Since independence, India has followed a development policy based on large-scale creation of infrastructure and industries, all of which required acquisition of land. As it happens, a large part of our natural resources lie in the hilly and forest areas, mostly inhabited by tribals and backward castes – some of the most disadvantaged sections of the population. Following past colonial practice, land has been acquired in exercise of the principle of ‘eminent domain’, which confers upon the government the power to take over private property for public purpose. Thus, involuntary resettlement has been the unintended companion of development. […]
Displacement for marginal communities is a catastrophe: it disrupts an entire way of life. It involves a trauma, which can never be fully compensated in economic terms.
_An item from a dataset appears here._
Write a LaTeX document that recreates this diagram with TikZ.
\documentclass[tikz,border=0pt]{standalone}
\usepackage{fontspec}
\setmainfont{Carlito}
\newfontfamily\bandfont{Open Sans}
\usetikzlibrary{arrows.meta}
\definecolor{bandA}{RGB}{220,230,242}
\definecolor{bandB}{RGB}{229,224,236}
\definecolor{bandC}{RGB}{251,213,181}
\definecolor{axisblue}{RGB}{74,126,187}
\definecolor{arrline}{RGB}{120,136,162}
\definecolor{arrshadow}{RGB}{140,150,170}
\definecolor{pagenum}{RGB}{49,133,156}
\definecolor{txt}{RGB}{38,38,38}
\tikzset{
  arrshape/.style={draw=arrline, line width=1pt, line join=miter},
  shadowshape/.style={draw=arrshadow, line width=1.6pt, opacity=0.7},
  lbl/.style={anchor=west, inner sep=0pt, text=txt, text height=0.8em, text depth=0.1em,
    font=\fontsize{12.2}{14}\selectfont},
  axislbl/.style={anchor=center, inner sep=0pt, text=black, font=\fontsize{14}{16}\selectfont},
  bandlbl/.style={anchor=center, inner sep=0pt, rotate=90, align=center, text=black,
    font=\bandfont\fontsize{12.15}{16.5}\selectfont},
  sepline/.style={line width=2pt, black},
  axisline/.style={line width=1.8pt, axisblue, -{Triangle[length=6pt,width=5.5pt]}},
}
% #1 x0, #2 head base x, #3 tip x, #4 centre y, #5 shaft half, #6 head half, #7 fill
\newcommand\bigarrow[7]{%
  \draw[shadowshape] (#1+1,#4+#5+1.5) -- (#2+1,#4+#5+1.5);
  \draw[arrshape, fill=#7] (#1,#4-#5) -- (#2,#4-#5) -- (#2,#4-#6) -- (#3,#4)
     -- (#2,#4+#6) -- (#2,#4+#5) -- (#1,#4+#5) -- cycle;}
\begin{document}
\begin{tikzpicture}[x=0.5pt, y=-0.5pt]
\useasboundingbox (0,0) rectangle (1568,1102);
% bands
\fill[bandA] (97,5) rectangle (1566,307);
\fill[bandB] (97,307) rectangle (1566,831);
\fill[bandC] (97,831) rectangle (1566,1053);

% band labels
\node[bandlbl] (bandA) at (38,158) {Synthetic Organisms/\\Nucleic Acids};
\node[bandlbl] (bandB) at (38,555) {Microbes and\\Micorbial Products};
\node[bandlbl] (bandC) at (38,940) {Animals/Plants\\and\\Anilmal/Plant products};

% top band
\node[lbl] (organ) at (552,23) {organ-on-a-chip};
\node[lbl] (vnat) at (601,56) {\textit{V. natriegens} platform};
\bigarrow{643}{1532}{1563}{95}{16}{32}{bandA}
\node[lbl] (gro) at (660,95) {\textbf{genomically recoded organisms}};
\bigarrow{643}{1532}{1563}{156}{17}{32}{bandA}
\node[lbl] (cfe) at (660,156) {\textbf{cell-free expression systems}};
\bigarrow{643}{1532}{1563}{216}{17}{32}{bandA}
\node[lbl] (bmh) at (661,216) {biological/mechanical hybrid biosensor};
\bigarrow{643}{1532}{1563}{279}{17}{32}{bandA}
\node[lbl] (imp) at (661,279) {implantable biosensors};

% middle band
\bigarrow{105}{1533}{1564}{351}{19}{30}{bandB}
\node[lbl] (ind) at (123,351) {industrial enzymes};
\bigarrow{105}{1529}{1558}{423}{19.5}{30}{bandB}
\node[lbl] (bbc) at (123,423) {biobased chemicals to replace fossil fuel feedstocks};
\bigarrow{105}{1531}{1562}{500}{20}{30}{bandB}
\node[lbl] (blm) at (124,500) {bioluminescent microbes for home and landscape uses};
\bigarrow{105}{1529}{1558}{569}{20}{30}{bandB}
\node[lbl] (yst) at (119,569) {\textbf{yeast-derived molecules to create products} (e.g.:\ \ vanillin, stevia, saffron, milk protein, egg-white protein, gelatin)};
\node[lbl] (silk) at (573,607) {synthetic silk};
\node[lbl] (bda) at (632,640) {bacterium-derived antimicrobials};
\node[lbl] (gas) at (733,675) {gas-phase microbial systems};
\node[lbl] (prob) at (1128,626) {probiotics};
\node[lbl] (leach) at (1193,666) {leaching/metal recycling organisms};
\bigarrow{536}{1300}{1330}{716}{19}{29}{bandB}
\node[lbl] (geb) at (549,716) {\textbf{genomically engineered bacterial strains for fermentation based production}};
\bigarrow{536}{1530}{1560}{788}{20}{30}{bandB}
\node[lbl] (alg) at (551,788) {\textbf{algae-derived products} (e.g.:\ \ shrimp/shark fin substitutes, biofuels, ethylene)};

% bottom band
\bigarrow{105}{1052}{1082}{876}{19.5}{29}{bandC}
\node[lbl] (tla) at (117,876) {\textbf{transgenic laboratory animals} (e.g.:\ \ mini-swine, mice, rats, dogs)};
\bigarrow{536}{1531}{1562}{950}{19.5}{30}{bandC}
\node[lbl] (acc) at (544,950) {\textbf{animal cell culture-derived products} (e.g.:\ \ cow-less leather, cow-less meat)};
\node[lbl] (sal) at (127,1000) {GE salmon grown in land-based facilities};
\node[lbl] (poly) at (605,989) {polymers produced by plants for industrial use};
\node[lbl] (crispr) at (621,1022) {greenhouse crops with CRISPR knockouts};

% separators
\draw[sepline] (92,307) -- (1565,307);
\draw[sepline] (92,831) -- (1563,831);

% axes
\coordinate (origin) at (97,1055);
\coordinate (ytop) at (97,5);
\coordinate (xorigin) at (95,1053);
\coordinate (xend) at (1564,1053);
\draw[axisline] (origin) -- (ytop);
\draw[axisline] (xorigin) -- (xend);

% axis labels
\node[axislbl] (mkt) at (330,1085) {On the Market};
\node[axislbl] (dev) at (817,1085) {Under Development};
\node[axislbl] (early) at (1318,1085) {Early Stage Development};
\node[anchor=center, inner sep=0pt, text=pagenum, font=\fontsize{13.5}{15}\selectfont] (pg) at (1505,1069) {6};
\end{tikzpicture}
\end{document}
This realization, along with the fact that they did not share in the fruits of the sacrifices they were called to make in the name of the nation, increase the sense of alienation of these marginalized victims of land dispossession giving rise to protest movements, holding up the development process, causing destruction to life and property and generally imposing an efficiency cost on the system.
This chapter traces the genesis of one such mass movement in the districts of North Bengal, led by the Kamtapuri People's Party (KPP) demanding a separate state of Kamtapur. The Kamtapuri movement, which has seen a recent upsurge in the Jalpaiguri, Dhupguri, Cooch Bihar, Naxalbari, Fasidewa and other neighbouring districts of North Bengal, is an ultimate outcome of the struggle for power and the associated privileges between the indigenous communities (particularly the Koch/Rajbanshi's) and the Bengali and Marwari immigrants.